I settle for Scruples by Judith Krantz, the story of a young woman who earns her megamillions the old-fashioned way — by sleeping with a 60-year-old man and living off the interest income after he dies of a stroke. It feels very decadent — indeed, very Scruples — to be reading while nestled under the goosedown in a 550-square-foot bedroom, until I realize that in the first chapters of the book the author has denigrated gays, Jews and badly dressed Palm Springs women — three groups that, when taken en masse, pretty much make up the sum population of Palm Springs. It saddens me that apparently Aunt Parker is bigoted — and kind of snobby. I close the book before anyone starts in on blacks or the disabled and I have to take my aunt’s pictures off the wall.
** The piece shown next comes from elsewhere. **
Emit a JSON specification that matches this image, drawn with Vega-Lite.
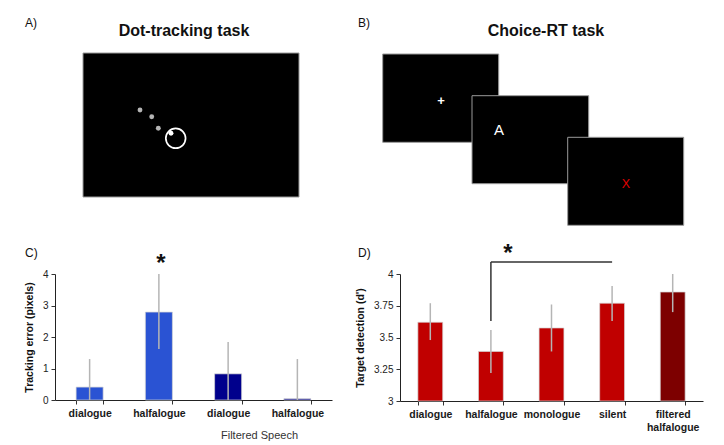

As I’m packing my things the next morning, the only thing I cart home from the luxe bathroom amenities is the lowly Blistex: I’ve been so keen on lavishing myself with the Molton Brown that there’s hardly any left, and everything else would look ludicrous next to my real sink.
I find the bill slipped under the door. Since everything is charged to the room on a credit card, there’s no need to check out — I will just leave the key cards in the room … if only I could figure out how my bags get to my car from here. Is there such a thing as a return-trip bellman? In less than 48 hours the concept of carrying my own luggage apparently became unimaginable.
I manage to survive the walk back to the lobby and hand the valet my parking stub; he helps stow the bags in the trunk, then helpfully points out there’s a free chilled bottle of water for the trip home. He doesn’t point out the crisp, beribboned envelope I find on the passenger seat. It even has my name on it — ah, I think, Aunt Parker is wishing me a fond farewell. How sweet!
Not quite: It’s another copy of the bill, apparently just in case I racked up some charges in the walk from my hotel room to the car. And then I realize that it wouldn’t matter if my car was dirty or I came home late: Try as she may, my aunt can’t hide the fact she’s a businesswoman at heart.